Jeff has a brief conversation with the maid (Marguerite Whitten) who introduces him to the zombies, but feigns ignorance when later questioned by Mac and Bill.  Meanwhile they all become suspicious of this Dr. Sangre and the fact that he claims there is no radio to contact the outside world, but both hear one in their bedroom.

They snoop around and come upon a discovery.  Dr. Sangre has taken Admiral Wainwright, who had crashed on the same island, prisoner, and is using a combination of voodoo and hypnotism to try to get secret information out of him.  So it turns out, as I stated earlier, that some of the zombies are only hypnotized human beings... Still there is some voodoo and some of the zombies are real, even if they do look like hypnotized live humans.

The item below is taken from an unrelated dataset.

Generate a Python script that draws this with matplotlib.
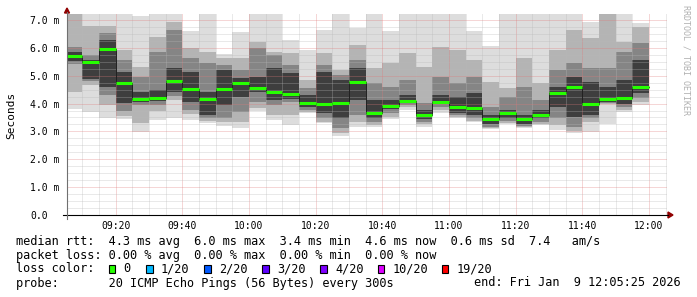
import numpy as np
import matplotlib
matplotlib.use("Agg")
import matplotlib.pyplot as plt
from matplotlib.patches import Rectangle, Polygon

W, H = 697, 297

# 5-minute steps, minutes after 09:00 (first step starts 09:05)
bar_start = list(range(5, 180, 5))

# median rtt per step (ms)
median = [5.71, 5.48, 5.96, 4.75, 4.17, 4.20, 4.82, 4.52, 4.16, 4.52,
          4.75, 4.55, 4.42, 4.34, 4.01, 3.98, 4.01, 4.76, 3.67, 3.91,
          4.10, 3.58, 4.07, 3.89, 3.83, 3.43, 3.67, 3.46, 3.58, 4.37,
          4.61, 3.97, 4.16, 4.20, 4.59]

# smoke bands (sorted pings, outer -> inner), ms
smoke_min = [3.80, 3.71, 3.47, 3.45, 2.99, 3.41, 3.47, 3.41, 3.29, 3.19,
             3.13, 3.74, 3.41, 3.23, 3.65, 3.29, 2.83, 3.17, 3.17, 3.43,
             3.77, 3.17, 3.65, 3.47, 3.35, 3.07, 3.27, 3.11, 3.23, 3.05,
             2.95, 2.99, 3.27, 3.68, 3.95]
smoke_lo2 = [4.43, 4.67, 3.95, 3.57, 3.29, 3.73, 4.13, 3.61, 3.37, 3.33,
             3.33, 3.83, 3.59, 3.59, 3.69, 3.35, 2.93, 3.35, 3.23, 3.51,
             3.86, 3.27, 3.77, 3.51, 3.39, 3.11, 3.31, 3.15, 3.27, 3.23,
             3.02, 3.35, 3.97, 3.77, 4.04]
smoke_lo3 = [5.41, 4.81, 4.31, 3.73, 3.95, 3.95, 4.28, 3.77, 3.47, 3.47,
             3.71, 4.07, 3.95, 4.07, 3.77, 3.47, 3.11, 3.59, 3.35, 3.65,
             3.95, 3.35, 3.89, 3.58, 3.47, 3.17, 3.39, 3.19, 3.35, 3.47,
             3.17, 3.47, 4.03, 3.89, 4.19]
smoke_lo4 = [5.53, 4.88, 4.61, 4.01, 4.07, 4.09, 4.40, 4.07, 3.59, 3.95,
             4.25, 4.40, 4.13, 4.16, 3.89, 3.65, 3.47, 4.13, 3.47, 3.79,
             4.01, 3.43, 3.98, 3.67, 3.59, 3.27, 3.47, 3.27, 3.47, 3.89,
             3.53, 3.59, 4.07, 3.97, 4.37]
smoke_hi4 = [5.86, 5.56, 6.28, 5.14, 4.40, 4.49, 5.26, 5.14, 4.43, 5.20,
             4.91, 4.97, 5.26, 5.08, 4.31, 5.14, 4.85, 5.26, 4.13, 4.13,
             4.31, 3.77, 4.31, 4.25, 4.37, 3.59, 3.77, 3.59, 3.77, 4.61,
             4.97, 4.79, 4.61, 4.85, 5.56]
smoke_hi3 = [6.04, 5.74, 6.52, 5.56, 4.97, 5.86, 6.64, 5.62, 5.44, 5.38,
             5.20, 5.98, 5.74, 5.38, 4.55, 5.38, 5.03, 5.56, 4.73, 4.61,
             4.85, 4.01, 4.97, 4.73, 4.97, 3.89, 4.25, 4.61, 4.13, 5.20,
             5.44, 5.26, 5.26, 5.86, 6.16]
smoke_hi2 = [7.50, 6.80, 6.80, 5.92, 5.32, 6.40, 6.94, 5.98, 5.86, 5.62,
             5.62, 6.22, 5.86, 5.80, 4.85, 5.80, 5.20, 6.10, 5.26, 5.44,
             5.80, 5.32, 6.04, 5.92, 5.56, 4.79, 4.55, 5.62, 4.73, 5.92,
             6.64, 6.34, 7.50, 6.22, 6.76]
smoke_max = [7.50, 7.50, 7.50, 7.50, 7.14, 7.50, 7.50, 6.60, 7.50, 5.77,
             6.58, 7.50, 7.50, 6.28, 5.92, 6.64, 7.50, 6.72, 7.50, 6.60,
             7.50, 7.50, 7.50, 7.50, 6.60, 6.07, 7.50, 7.50, 7.50, 7.50,
             7.50, 6.94, 7.50, 7.50, 6.88]

tick_minutes = [20, 40, 60, 80, 100, 120, 140, 160, 180]
tick_labels = ["09:20", "09:40", "10:00", "10:20", "10:40",
               "11:00", "11:20", "11:40", "12:00"]
y_ticks = [0, 1, 2, 3, 4, 5, 6, 7]
y_labels = ["0.0", "1.0 m", "2.0 m", "3.0 m", "4.0 m", "5.0 m", "6.0 m", "7.0 m"]

loss_labels = ["0", "1/20", "2/20", "3/20", "4/20", "10/20", "19/20"]
loss_colors = ["#26ff00", "#00b8ff", "#0059ff", "#5e00ff", "#7e00ff", "#dd00ff", "#ff0000"]

MONO = "DejaVu Sans Mono"


def fx(px):
    return px / W


def fy(py):
    return 1 - py / H


fig = plt.figure(figsize=(W / 100, H / 100), dpi=100)
fig.patch.set_facecolor("white")

ax = fig.add_axes([fx(67), fy(215), 600 / W, 200.6 / H])
ax.set_xlim(5 + 25 / 60, 185 + 25 / 60)
ax.set_ylim(0, 7.2)
for s in ax.spines.values():
    s.set_visible(False)

# smoke layers
layers = [(smoke_min, smoke_max, "#dddddd"),
          (smoke_lo2, smoke_hi2, "#b4b4b4"),
          (smoke_lo3, smoke_hi3, "#858585"),
          (smoke_lo4, smoke_hi4, "#3e3e3e")]
for lo, hi, col in layers:
    lo = np.array(lo)
    hi = np.array(hi)
    ax.bar(bar_start, hi - lo, bottom=lo, width=5, align="edge",
           color=col, linewidth=0, zorder=1)

# median line
edges = bar_start + [bar_start[-1] + 5]
ax.step(edges, median + [median[-1]], where="post", color="#202020",
        lw=0.7, zorder=3)
ax.hlines(median, bar_start, np.array(bar_start) + 5, color=loss_colors[0],
          lw=2.2, zorder=4)

# grid
ax.set_xticks(tick_minutes)
ax.set_xticklabels(tick_labels, family=MONO, fontsize=7)
ax.set_xticks(list(range(10, 186, 5)), minor=True)
ax.set_yticks(y_ticks)
ax.set_yticklabels(y_labels, family=MONO, fontsize=7)
ax.set_yticks(list(np.arange(0, 7.2, 0.25)), minor=True)
ax.tick_params(which="both", length=0)
ax.tick_params(axis="x", pad=4)
ax.tick_params(axis="y", pad=26.6)
for lbl in ax.get_yticklabels():
    lbl.set_horizontalalignment("left")
ax.set_axisbelow(False)
ax.grid(which="minor", color="#b8b8b8", alpha=0.6, lw=0.72, ls=(0, (1, 1)))
ax.grid(which="major", color="#e07878", alpha=0.6, lw=0.72, ls=(0, (1, 1)))

# axes lines and arrows
fig.add_artist(plt.Line2D([fx(63), fx(668)], [fy(215), fy(215)], color="black", lw=0.8))
fig.add_artist(plt.Line2D([fx(67), fx(67)], [fy(219), fy(12)], color="#707070", lw=0.8))
fig.add_artist(Polygon([[fx(668), fy(212)], [fx(673), fy(215)], [fx(668), fy(218)]],
                       closed=True, color="#900000", transform=fig.transFigure))
fig.add_artist(Polygon([[fx(64.5), fy(13)], [fx(67), fy(8)], [fx(69.5), fy(13)]],
                       closed=True, color="#900000", transform=fig.transFigure))

fig.text(fx(11), fy(115), "Seconds", rotation=90, family=MONO, fontsize=8,
         ha="center", va="center")
fig.text(fx(686), fy(5), "RRDTOOL / TOBI OETIKER", rotation=270, family=MONO,
         fontsize=6, color="#b0b0b0", ha="center", va="top")

# legend
LS = 8.55
fig.text(fx(16), fy(241), "median rtt:  4.3 ms avg  6.0 ms max  3.4 ms min  4.6 ms now  0.6 ms sd  7.4   am/s",
         family=MONO, fontsize=LS, va="center")
fig.text(fx(16), fy(255), "packet loss: 0.00 % avg  0.00 % max  0.00 % min  0.00 % now",
         family=MONO, fontsize=LS, va="center")
fig.text(fx(16), fy(269), "loss color:", family=MONO, fontsize=LS, va="center")
sq_x = [108.5, 146, 204, 262, 320, 378, 442]
for x0, lab, col in zip(sq_x, loss_labels, loss_colors):
    fig.add_artist(Rectangle((fx(x0), fy(272.7)), 6.5 / W, 7.3 / H, facecolor=col,
                             edgecolor="black", lw=0.8, transform=fig.transFigure))
    fig.text(fx(x0 + 15), fy(269), lab, family=MONO, fontsize=LS, va="center")
fig.text(fx(16), fy(283), "probe:       20 ICMP Echo Pings (56 Bytes) every 300s",
         family=MONO, fontsize=LS, va="center")
fig.text(fx(681), fy(283), "end: Fri Jan  9 12:05:25 2026", family=MONO,
         fontsize=LS, va="center", ha="right")

fig.savefig("out.png", dpi=100)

Oh, an interesting side note:  Believe it or not King of the Zombies was nominated for an Academy Award.  True! Along with the likes of Citizen Kane, Sergeant York, Suspicion, and the eventual winner, All That Money Can Buy, King of the Zombies was nominated for an Oscar in the category of Music (Best Score of a Dramatic Picture).





Teenage Zombies (1960)


This second movie, Teenage Zombies, is on many lists as being among the worst movies of all time.  Although I think its a stretch calling it a movie.  It's only 70 minutes long.  If you took all the purloined stock footage out of it.  It would be about 65 minutes long.  And then there are 3 separate scenes involving a search (the teenagers on the island searching for their boat...twice and the sheriff and one of the other teenagers searching for the rest of the teenagers) each of which is about 3-5 minutes long.  Now we are talking about a 45 minute film.  That's like an hour long TV show with commercials.  Except the commercials would be more interesting than the show...

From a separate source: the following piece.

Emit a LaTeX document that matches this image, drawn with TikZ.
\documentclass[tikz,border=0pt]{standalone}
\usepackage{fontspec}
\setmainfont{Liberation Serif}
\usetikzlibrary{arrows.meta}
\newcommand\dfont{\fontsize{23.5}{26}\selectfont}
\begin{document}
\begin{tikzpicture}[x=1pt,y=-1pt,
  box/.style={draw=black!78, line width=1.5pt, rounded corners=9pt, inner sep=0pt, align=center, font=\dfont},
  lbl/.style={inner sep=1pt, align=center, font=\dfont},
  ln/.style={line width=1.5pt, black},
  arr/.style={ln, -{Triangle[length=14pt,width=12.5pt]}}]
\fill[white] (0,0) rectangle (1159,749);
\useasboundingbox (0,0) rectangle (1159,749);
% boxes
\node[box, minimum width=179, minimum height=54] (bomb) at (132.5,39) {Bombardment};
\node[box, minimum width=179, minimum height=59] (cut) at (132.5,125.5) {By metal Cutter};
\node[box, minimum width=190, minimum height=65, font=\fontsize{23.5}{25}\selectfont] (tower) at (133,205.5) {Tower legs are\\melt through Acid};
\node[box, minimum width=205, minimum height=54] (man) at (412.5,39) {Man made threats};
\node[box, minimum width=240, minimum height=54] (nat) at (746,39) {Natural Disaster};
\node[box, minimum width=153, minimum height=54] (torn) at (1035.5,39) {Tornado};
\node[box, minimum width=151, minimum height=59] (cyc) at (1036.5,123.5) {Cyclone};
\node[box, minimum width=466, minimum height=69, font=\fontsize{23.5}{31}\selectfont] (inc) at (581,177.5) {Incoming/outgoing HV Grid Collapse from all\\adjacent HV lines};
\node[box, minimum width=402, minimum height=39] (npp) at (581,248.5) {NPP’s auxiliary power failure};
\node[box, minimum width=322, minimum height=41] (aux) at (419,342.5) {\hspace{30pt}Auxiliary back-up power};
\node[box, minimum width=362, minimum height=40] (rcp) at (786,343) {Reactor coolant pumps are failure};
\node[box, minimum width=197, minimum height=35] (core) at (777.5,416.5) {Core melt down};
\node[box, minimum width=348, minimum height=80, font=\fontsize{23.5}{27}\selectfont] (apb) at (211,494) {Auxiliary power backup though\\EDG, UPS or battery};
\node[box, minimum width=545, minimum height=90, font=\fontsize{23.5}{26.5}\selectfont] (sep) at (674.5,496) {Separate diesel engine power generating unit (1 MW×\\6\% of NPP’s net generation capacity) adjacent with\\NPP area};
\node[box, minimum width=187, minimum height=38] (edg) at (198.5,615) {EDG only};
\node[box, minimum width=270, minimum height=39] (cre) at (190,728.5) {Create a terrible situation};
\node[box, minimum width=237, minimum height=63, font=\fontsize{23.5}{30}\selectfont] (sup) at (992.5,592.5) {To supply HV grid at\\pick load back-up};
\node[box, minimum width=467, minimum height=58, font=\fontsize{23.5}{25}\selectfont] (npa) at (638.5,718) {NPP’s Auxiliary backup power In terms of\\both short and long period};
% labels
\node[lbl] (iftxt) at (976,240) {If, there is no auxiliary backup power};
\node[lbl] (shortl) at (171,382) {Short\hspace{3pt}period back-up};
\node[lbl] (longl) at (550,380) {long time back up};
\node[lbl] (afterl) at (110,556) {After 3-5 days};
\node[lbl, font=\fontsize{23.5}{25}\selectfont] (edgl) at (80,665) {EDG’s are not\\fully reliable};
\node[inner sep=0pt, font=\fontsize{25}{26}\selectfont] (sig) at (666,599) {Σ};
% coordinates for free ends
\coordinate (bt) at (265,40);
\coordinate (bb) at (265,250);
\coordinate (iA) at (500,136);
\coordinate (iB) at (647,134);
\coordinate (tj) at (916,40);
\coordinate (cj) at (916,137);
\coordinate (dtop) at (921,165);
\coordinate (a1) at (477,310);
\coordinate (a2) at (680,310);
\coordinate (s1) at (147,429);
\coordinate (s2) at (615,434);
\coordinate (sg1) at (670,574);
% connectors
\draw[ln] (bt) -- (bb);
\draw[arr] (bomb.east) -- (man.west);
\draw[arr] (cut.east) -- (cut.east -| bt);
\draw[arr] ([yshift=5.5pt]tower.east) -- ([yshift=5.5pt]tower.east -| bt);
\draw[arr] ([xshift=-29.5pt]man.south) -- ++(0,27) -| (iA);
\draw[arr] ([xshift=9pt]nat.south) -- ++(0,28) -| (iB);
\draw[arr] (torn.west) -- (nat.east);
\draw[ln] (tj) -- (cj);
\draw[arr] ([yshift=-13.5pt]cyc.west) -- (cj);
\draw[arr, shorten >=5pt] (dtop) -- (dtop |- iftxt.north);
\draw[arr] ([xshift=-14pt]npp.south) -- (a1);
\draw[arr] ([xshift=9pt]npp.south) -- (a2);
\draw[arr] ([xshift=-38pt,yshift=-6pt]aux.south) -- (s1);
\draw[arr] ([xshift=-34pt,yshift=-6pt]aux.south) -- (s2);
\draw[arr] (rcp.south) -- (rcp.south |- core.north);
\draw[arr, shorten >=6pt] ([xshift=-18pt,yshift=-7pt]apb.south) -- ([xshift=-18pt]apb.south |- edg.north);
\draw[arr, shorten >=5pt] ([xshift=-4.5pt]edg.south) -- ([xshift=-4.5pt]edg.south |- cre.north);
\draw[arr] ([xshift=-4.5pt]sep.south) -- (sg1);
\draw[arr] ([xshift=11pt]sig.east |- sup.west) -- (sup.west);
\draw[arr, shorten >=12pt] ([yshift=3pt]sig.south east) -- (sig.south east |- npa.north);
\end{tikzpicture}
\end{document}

The movie starts with some teenagers in a malt shoppe discussing what they want to do for the afternoon.  Two couples want to go water-skiing, while the third couple has committed to horseback riding.  After agreeing to meet later the couples go their separate ways.  The two couples who went water-skiing  find a strange island they want to investigate.  Upon seeing a strange woman with a bunch of lumbering men who freak them out they go back to where their boat was, but its not there.  Thus instigating one of those interminable search scenes.

The girls get tired, so they stop to reast while the boys continue the search.  But the girls disappear.  The boys find a house operated by the woman they saw earlier, and shortly become prisoners of the woman, along with the girls who were captured earlier.  The other pair, who went horseback riding decide to go looking for their friends and find the same island and same woman who tells them "nobody comes to the island" but as theyleave they see two strange men pull up to the island.

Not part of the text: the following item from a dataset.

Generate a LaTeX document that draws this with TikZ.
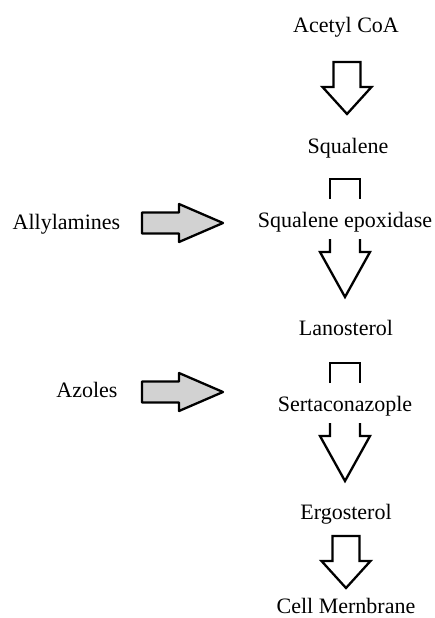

There's very little more to this bizarre but trivial movie.  The woman is in cahoots with the men (from the East, probably Russia) who are trying to develop a pill or a gas to turn everyone in the United States into docile zombie slaves.  More or less, a hypnotic trance from which they can never be brought out of.  Its up to the teenagers to foil the plot.

This movie is so bad, I couldn't even locate any stills from the movie to augment this section of the review.  It won't petrify your brain to watch it, but you'll wonder later what happened to that lost hour.  Fast forward through the search scenes and it will only seem like an hour, though...

That's it from the backseat of the Plymouth Fury, this time, kiddies.  Drive safely going home.